To many Oklahomans – specifically, those who refuse to trust any text but the Bible – Tyson’s open mention of evolution on Fox-affiliate stations during Sunday primetime was controversial. So when Oklahoma Fox affiliate KOKH-TV in Oklahoma City inserted a 15-second promo for their local news at the precise moment Tyson began to mention evolution, it raised eyebrows.

The statistical probability of such a specific mistake or coincidence or whatever-it-was is almost as mind-boggling as the cosmos itself. “In what appeared to be an editing error, a Fox affiliate in Oklahoma managed to remove the only mention of evolution from Sunday night’s ‘Cosmos’ science documentary,” reported The Raw Story on March 12.

 Bottomline: “We are newcomers to the cosmos,” Tyson explained as KOKH cut to a promo for its story about a 12-year-old bow hunter. “Three and a half million years ago, our ancestors – yours and mine left these traces,” Tyson said. “We stood up and parted ways from them. Once we were standing on two feet, our eyes were no longer fixated on the ground. Now, we were free to look up and wonder.” We are just as free to wonder whether or not this 15-second edit was a flub or purposeful dub. Like the Big Bang, we don’t have exact proof. Ultimately, it doesn’t matter. No matter what local station managers think,
the infinite universe cannot be censored.


Cold crisis

Crimea, a small Ukranian peninsula floating between Russia and its parent country, has become a flashpoint for global tensions. In late February, Russian troops began to move into Crimea, setting Russia and the West at a standoff not seen since the Cold War.
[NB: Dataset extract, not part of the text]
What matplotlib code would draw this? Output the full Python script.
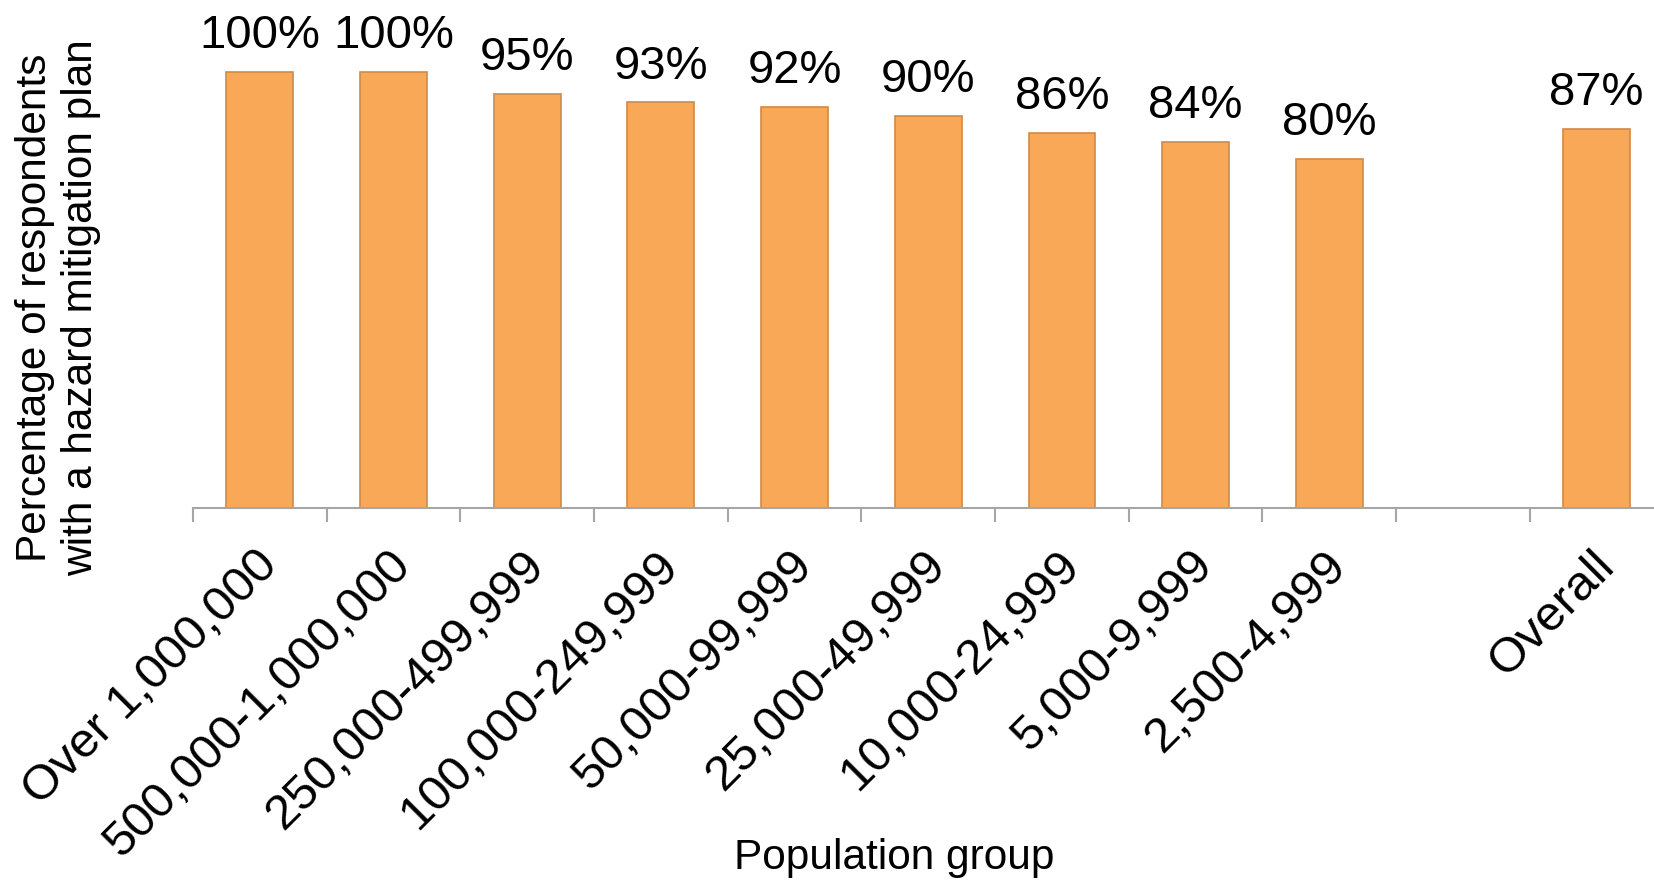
import numpy as np
import matplotlib
matplotlib.use("Agg")
import matplotlib.pyplot as plt
from matplotlib.transforms import ScaledTranslation

plt.rcParams["font.family"] = ["Liberation Sans", "DejaVu Sans"]

# DATA

groups = [
    "Over 1,000,000",
    "500,000-1,000,000",
    "250,000-499,999",
    "100,000-249,999",
    "50,000-99,999",
    "25,000-49,999",
    "10,000-24,999",
    "5,000-9,999",
    "2,500-4,999",
    "",
    "Overall",
]

pct = [100, 100, 95, 93, 92, 90, 86, 84, 80, None, 87]

x_title = "Population group"
y_title = "Percentage of respondents\nwith a hazard mitigation plan"

bar_color = "#F9A857"
edge_color = "#D08A45"
axis_color = "#A6A6A6"

# FIGURE

fig = plt.figure(figsize=(16.54, 8.83), dpi=100)
ax = fig.add_axes([193 / 1654, 375 / 883, 1470.5 / 1654, 508 / 883])

pos = np.arange(len(groups))
vals = [v if v is not None else 0 for v in pct]

bars = ax.bar(pos, vals, width=0.5, color=bar_color,
              edgecolor=edge_color, linewidth=1.2)

labels = [f"{v}%" if v is not None else "" for v in pct]
ax.bar_label(bars, labels=labels, padding=10, fontsize=34)

ax.set_xlim(-0.5, len(groups) - 0.5)
ax.set_ylim(0, 116.5)

for s in ["left", "top", "right"]:
    ax.spines[s].set_visible(False)
ax.spines["bottom"].set_color(axis_color)
ax.spines["bottom"].set_linewidth(1.5)
ax.set_yticks([])

# tick marks between categories, labels at bar centres
ax.set_xticks(np.arange(len(groups) + 1) - 0.5)
ax.set_xticklabels([])
ax.tick_params(axis="x", which="major", length=10, width=1.5,
               color=axis_color, direction="out")

ax.set_xticks(pos, minor=True)
ax.set_xticklabels(groups, minor=True, rotation=45, ha="right",
                   va="top", rotation_mode="anchor", fontsize=35.5)
ax.tick_params(axis="x", which="minor", length=0, pad=25)
for lab in ax.get_xticklabels(minor=True):
    lab.set_transform(lab.get_transform()
                      + ScaledTranslation(-4 / 72, 0, fig.dpi_scale_trans))

fig.text(894 / 1654, 1 - 869 / 883, x_title, fontsize=30.5,
         ha="center", va="baseline")
fig.text(58 / 1654, 1 - 308 / 883, y_title, fontsize=30.5, rotation=90,
         ha="center", va="center", multialignment="center")

fig.savefig("out.png", dpi=100)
Russian President Vladimir Putin says he is trying to protect ethnic Russians on the peninsula and eastern Ukraine. On March 16, the pro-Russian Crimean government held a vote, which showed Crimeans would prefer to join up with Russia than to strike out on their own as an independent nation.
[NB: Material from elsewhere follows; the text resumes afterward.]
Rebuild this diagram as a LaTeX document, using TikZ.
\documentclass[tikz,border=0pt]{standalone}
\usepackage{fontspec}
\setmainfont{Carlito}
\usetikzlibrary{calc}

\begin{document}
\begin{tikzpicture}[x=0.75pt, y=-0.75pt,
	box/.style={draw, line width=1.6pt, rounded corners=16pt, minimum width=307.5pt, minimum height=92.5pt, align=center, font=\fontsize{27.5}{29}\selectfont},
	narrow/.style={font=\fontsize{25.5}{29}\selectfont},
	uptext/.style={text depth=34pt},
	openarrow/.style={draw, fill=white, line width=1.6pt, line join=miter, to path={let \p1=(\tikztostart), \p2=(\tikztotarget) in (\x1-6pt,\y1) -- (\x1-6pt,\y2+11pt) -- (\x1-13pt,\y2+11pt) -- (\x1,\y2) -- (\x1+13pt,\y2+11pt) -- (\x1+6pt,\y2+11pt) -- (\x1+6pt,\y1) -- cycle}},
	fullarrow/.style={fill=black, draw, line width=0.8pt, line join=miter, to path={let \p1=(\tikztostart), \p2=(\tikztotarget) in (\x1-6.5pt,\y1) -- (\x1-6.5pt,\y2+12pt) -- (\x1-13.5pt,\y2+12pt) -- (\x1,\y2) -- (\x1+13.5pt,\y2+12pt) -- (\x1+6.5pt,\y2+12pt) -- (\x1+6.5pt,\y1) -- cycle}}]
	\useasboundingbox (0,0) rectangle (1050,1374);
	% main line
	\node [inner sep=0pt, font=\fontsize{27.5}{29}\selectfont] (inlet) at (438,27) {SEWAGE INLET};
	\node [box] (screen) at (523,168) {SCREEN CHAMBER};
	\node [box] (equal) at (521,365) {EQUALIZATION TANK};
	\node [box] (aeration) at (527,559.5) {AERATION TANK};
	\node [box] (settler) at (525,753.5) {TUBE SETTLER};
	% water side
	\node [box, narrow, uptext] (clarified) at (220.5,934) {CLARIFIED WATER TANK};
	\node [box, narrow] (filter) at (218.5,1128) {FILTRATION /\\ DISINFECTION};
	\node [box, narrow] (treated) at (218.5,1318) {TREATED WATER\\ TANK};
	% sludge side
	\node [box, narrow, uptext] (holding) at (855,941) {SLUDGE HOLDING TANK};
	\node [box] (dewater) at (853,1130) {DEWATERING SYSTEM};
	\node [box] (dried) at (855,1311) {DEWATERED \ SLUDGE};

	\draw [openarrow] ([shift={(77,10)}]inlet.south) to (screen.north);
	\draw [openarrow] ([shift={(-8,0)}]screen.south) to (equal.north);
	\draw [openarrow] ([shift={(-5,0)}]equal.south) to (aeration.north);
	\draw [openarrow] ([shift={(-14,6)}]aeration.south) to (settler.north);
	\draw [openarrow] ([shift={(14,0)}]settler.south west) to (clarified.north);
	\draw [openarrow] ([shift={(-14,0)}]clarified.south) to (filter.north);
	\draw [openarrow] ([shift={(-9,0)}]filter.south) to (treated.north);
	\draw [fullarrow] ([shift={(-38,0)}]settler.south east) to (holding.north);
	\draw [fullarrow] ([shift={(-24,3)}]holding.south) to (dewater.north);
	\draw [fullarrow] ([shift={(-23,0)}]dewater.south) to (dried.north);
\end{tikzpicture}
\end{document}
On Friday, March 7, Sen. Jim Inhofe talked to Tulsa World about his plan for dealing with this new predicament. In addition to sanctions suggested by experts and most lawmakers, Inhofe suggested we should “put some F-22s in Poland” and deploy Aegis-equipped ships to the region.

Only a small minority of lawmakers agree with Inhofe’s military-muscle plan, that flashing America’s lethal weapons would cause Russia to cool its jets. Most experts and lawmakers support sanctions against Russia, though similar efforts during the 2008 Georgian conflict ultimately failed.

Bottomline: In his March 7 interview, Inhofe created a bottom line of his own with this gem: “Putin is still KGB. He’s just a mean guy.”